Hitting the skids on Covid

 

March 19, 2021

Mike Creger

This now 3-year-old sings "Flood Waters" a lot. She goes down to bridges all the time, like the blue bridge in Duluth's Canal Park. The song's lyrics include: "Don't go down by the bridge. Stay up high on the ridge. Don't let those flood waters carry you away."

For a year I've been begging Stockholm syndrome to kick in. To get used to the Covid-19 pandemic holding us hostage. Find a groove and take it through the murky tunnel. Find that a world turned upside down isn't so bad after all. Maybe even miss it once it ends.

Fat chance.

If you are like me, and many people I've spoken to in the past few weeks, the light at the end of this tunnel - shown with more access to vaccinations and tumbling case rates - is reason for hope.

But I am tired. Drained. I've hit the wall.

I took a few days off this month and all I did was sleep, for 12 hours at a time. Then napping, then 12 more.

A normal year provides stress enough. A pandemic year just amplifies and complicates all of it. Child care. Elder care. Relationship care. Job care. It's all so taxing.

This job of newspapering, of chronicling what is happening across Carlton County, has been excruciatingly difficult amid all those personal crises.

The death stories have haunted me. Trying to keep up with hourly changes in what we can and can't and should be doing has left us simply throwing our hands up in the air some days. Staff here have had to come in contact with the public and each other more than we wanted to, especially in the peak transmission times of last spring and fall.

Many particular joys of this job have been at ebb. The big stuff of town celebrations snuffed, the little stuff gone too. All the bright things we like to sew into this Pine Knot News quilt each week have been dimmed for more than a year.

We are still journalists, of course, and we have not shied away from the duty to provide readers with vital information. If there is one thing driving us through this pandemic, it is that thrumming responsibility. It has been a chore and a pride for us.

And there has been light. I recall the story about county musicians and their friends teaming up for a video song of hope.

The video splashed onto the internet as part of the "Song From the North Country" project. My toddler heard it a few times while I was prepping to interview producer Timothy Soden-Groves and others involved. She's a quick study, and soon the 2-year-old was singing the song acapella while going about her days.

On a nice summer evening, we strolled in Canal Park and came upon one of the musicians from the video performing an outdoor show. My daughter recognized her while dancing wildly out of synch to the folk tunes. During a break, she started singing that internet song. We approached the musician and I tried to explain - wondered if she would mind playing a bit of the song so a proud dad could show off his kid's talent. There was a little expected befuddlement. Then I simply asked my daughter to sing it. She demurred, of course. Dads should know better than to put a kid on the spot like that.

I slinked away while the kid skipped along.

A wry but bright memory. The kind that are quite the salve at just the right time.

When we asked for submissions from readers that might define in even the smallest way this year of all years, I didn't expect a flood. It's a big ask with so much swirling through us.

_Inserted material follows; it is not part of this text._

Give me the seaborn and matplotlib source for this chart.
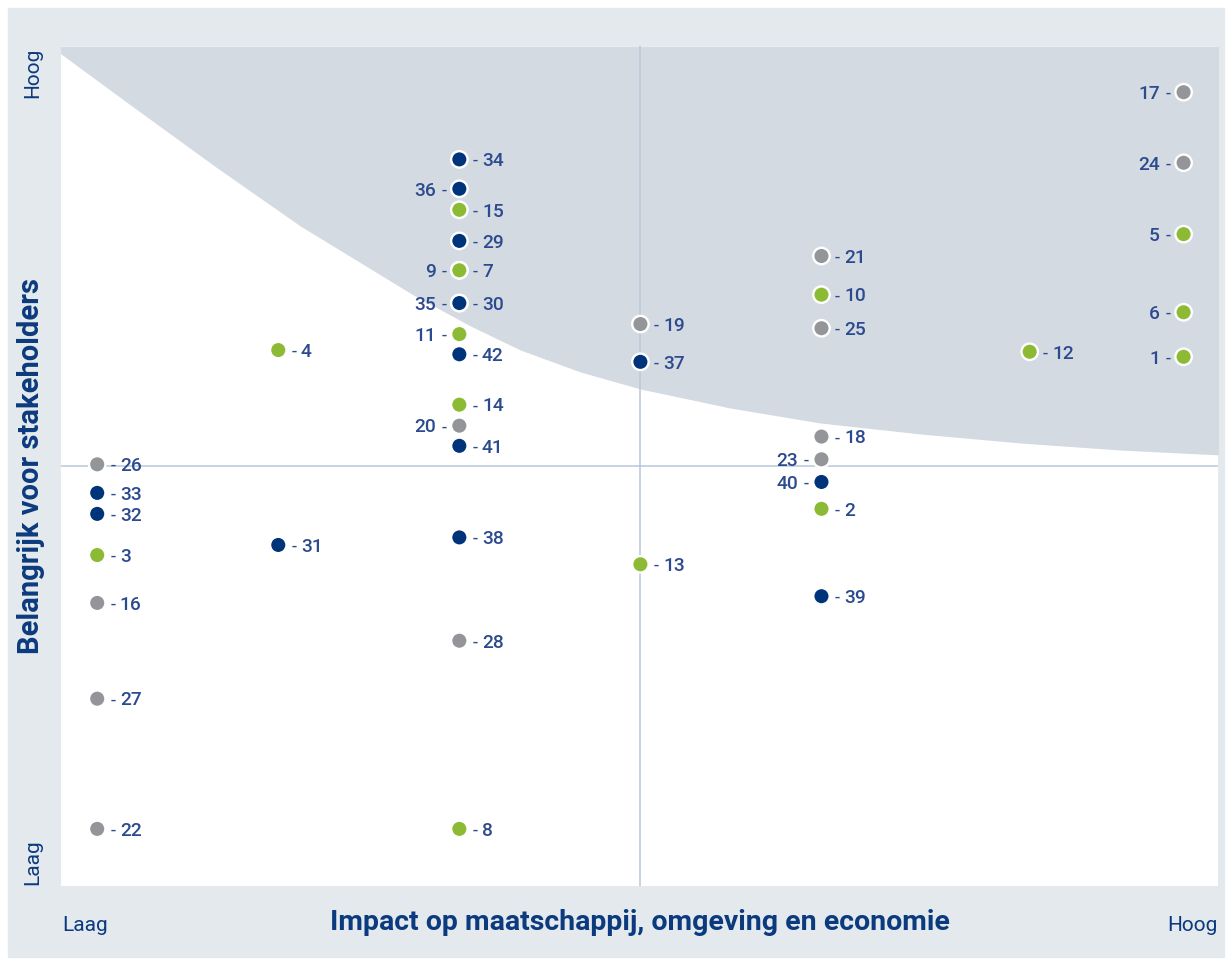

But what we did receive was nice. Those minute things that help us cope.

Still, I am so mentally sapped. So ready for the simple act of lying on one's back in the grass and watching fireworks, or just fireflies, in a public park with no worry about distancing. Join with friends and strangers in the mixer called normal life.

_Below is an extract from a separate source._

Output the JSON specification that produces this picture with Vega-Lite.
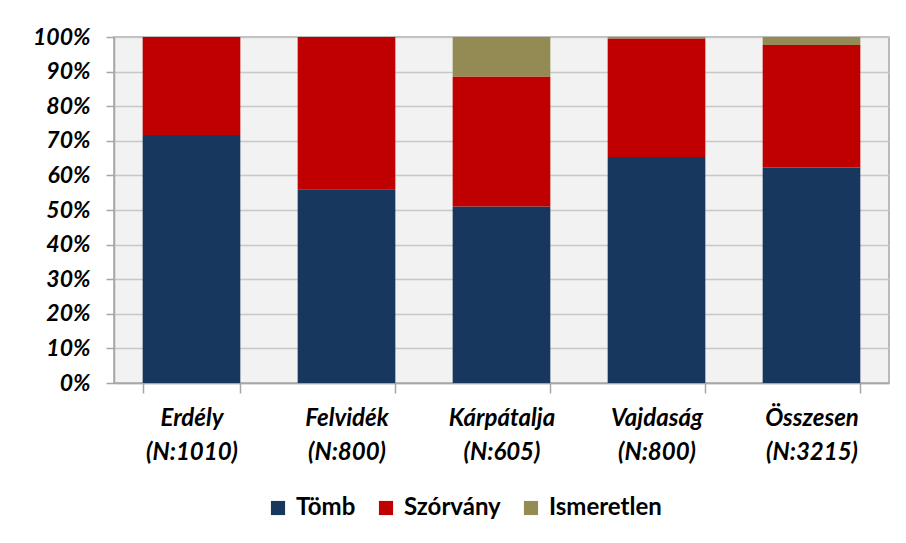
{
  "$schema": "https://vega.github.io/schema/vega-lite/v6.json",
  "width": 775,
  "height": 346,
  "autosize": {"type": "none"},
  "padding": {"left": 114, "top": 37, "right": 17, "bottom": 160},
  "background": "white",
  "data": {
    "values": [
      {"region": "Erdély\n(N:1010)", "cat": "Tömb", "ord": 1, "v": 71.7},
      {"region": "Erdély\n(N:1010)", "cat": "Szórvány", "ord": 2, "v": 28.3},
      {"region": "Erdély\n(N:1010)", "cat": "Ismeretlen", "ord": 3, "v": 0},
      {"region": "Felvidék\n(N:800)", "cat": "Tömb", "ord": 1, "v": 56},
      {"region": "Felvidék\n(N:800)", "cat": "Szórvány", "ord": 2, "v": 44},
      {"region": "Felvidék\n(N:800)", "cat": "Ismeretlen", "ord": 3, "v": 0},
      {"region": "Kárpátalja\n(N:605)", "cat": "Tömb", "ord": 1, "v": 51},
      {"region": "Kárpátalja\n(N:605)", "cat": "Szórvány", "ord": 2, "v": 37.6},
      {"region": "Kárpátalja\n(N:605)", "cat": "Ismeretlen", "ord": 3, "v": 11.4},
      {"region": "Vajdaság\n(N:800)", "cat": "Tömb", "ord": 1, "v": 65.3},
      {"region": "Vajdaság\n(N:800)", "cat": "Szórvány", "ord": 2, "v": 34.3},
      {"region": "Vajdaság\n(N:800)", "cat": "Ismeretlen", "ord": 3, "v": 0.4},
      {"region": "Összesen\n(N:3215)", "cat": "Tömb", "ord": 1, "v": 62.3},
      {"region": "Összesen\n(N:3215)", "cat": "Szórvány", "ord": 2, "v": 35.4},
      {"region": "Összesen\n(N:3215)", "cat": "Ismeretlen", "ord": 3, "v": 2.3}
    ]
  },
  "mark": {"type": "bar"},
  "encoding": {
    "x": {
      "field": "region",
      "type": "nominal",
      "sort": null,
      "title": null,
      "scale": {"paddingInner": 0.37, "paddingOuter": 0.185},
      "axis": {
        "labelAngle": 0,
        "labelExpr": "split(datum.label, '\\n')",
        "labelFont": "Lato",
        "labelFontSize": 24,
        "labelFontWeight": "bold",
        "labelFontStyle": "italic",
        "labelColor": "#000000",
        "labelLineHeight": 34,
        "labelPadding": 13,
        "tickBand": "extent",
        "tickSize": 10,
        "tickColor": "#a6a6a6",
        "tickWidth": 1.5,
        "domainColor": "#a6a6a6",
        "domainWidth": 1.5,
        "grid": false
      }
    },
    "y": {
      "field": "v",
      "type": "quantitative",
      "stack": "normalize",
      "title": null,
      "scale": {"domain": [0, 1]},
      "axis": {
        "format": ".0%",
        "values": [0, 0.1, 0.2, 0.3, 0.4, 0.5, 0.6, 0.7, 0.8, 0.9, 1],
        "labelFont": "Lato",
        "labelFontSize": 23,
        "labelFontWeight": "bold",
        "labelFontStyle": "italic",
        "labelColor": "#000000",
        "labelPadding": 16,
        "tickSize": 8,
        "tickColor": "#a6a6a6",
        "tickWidth": 1.5,
        "domainColor": "#a6a6a6",
        "domainWidth": 1.5,
        "grid": true,
        "gridColor": "#c8c8c8",
        "gridWidth": 1.5
      }
    },
    "color": {
      "field": "cat",
      "type": "nominal",
      "sort": ["Tömb", "Szórvány", "Ismeretlen"],
      "scale": {"domain": ["Tömb", "Szórvány", "Ismeretlen"], "range": ["#17375e", "#c00000", "#948a54"]},
      "legend": {
        "title": null,
        "orient": "none",
        "direction": "horizontal",
        "legendX": 152,
        "legendY": 459,
        "symbolType": "square",
        "symbolSize": 200,
        "symbolStrokeWidth": 0,
        "labelFont": "Lato",
        "labelFontSize": 24,
        "labelFontWeight": "bold",
        "labelColor": "#000000",
        "labelOffset": 6,
        "columnPadding": 18
      }
    },
    "order": {"field": "ord", "type": "quantitative"}
  },
  "config": {
    "view": {"fill": "#f2f2f2", "stroke": "#a6a6a6", "strokeWidth": 1.5}
  }
}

I know you are ready as well. I try to muster pep talks to myself. And I feel a need to offer a public one as well to you, dear readers. But I can't. We are all in the same boat, rowing with noodle arms. Wits' end.

I have appreciated some bits of advice offered in the past year by people far more versed than I on the psychology we've experienced while pandemic living. It isn't cabin fever. And it certainly isn't something we should obligate ourselves to conquer. It's going to get all of us at different times, the experts warned. The key is to not think you have to achieve something superhuman despite the seeming time on our hands created by no longer being part of a social world.

If you didn't write that great American novel, deep clean a closet, write letters like it was 1820, catch on to communicating virtually, make someone's day more often, or just stay positive the past 365 days ... it's OK.

Sometimes we just shut down under overwhelming things. Breathe.

It will take time. Think of the Great Depression's impact on a generation, or world wars, or the 1918 fire and influenza outbreak. We take a big hit emotionally and shouldn't think we can just snap back.

At least I don't feel that way.

There will be normal, I know. But that will take more time than we'd like to admit, even when the last vaccine is injected or Covid-19 case is reported.

We go forward, things always do.

To avoid overthinking, I've turned to close listening of music lyrics the past year. Finding some new places they may take me.

That song from the "North Country" group is "Flood Waters," by Kate and Bill Isles. My child's continued singing of it every now and then reminds me to hold fast.

"There's a song you used to sing, before you lost everything. Don't let the flood waters take your song away."

Mike Creger is a reporter and copy editor for the Pine Knot News.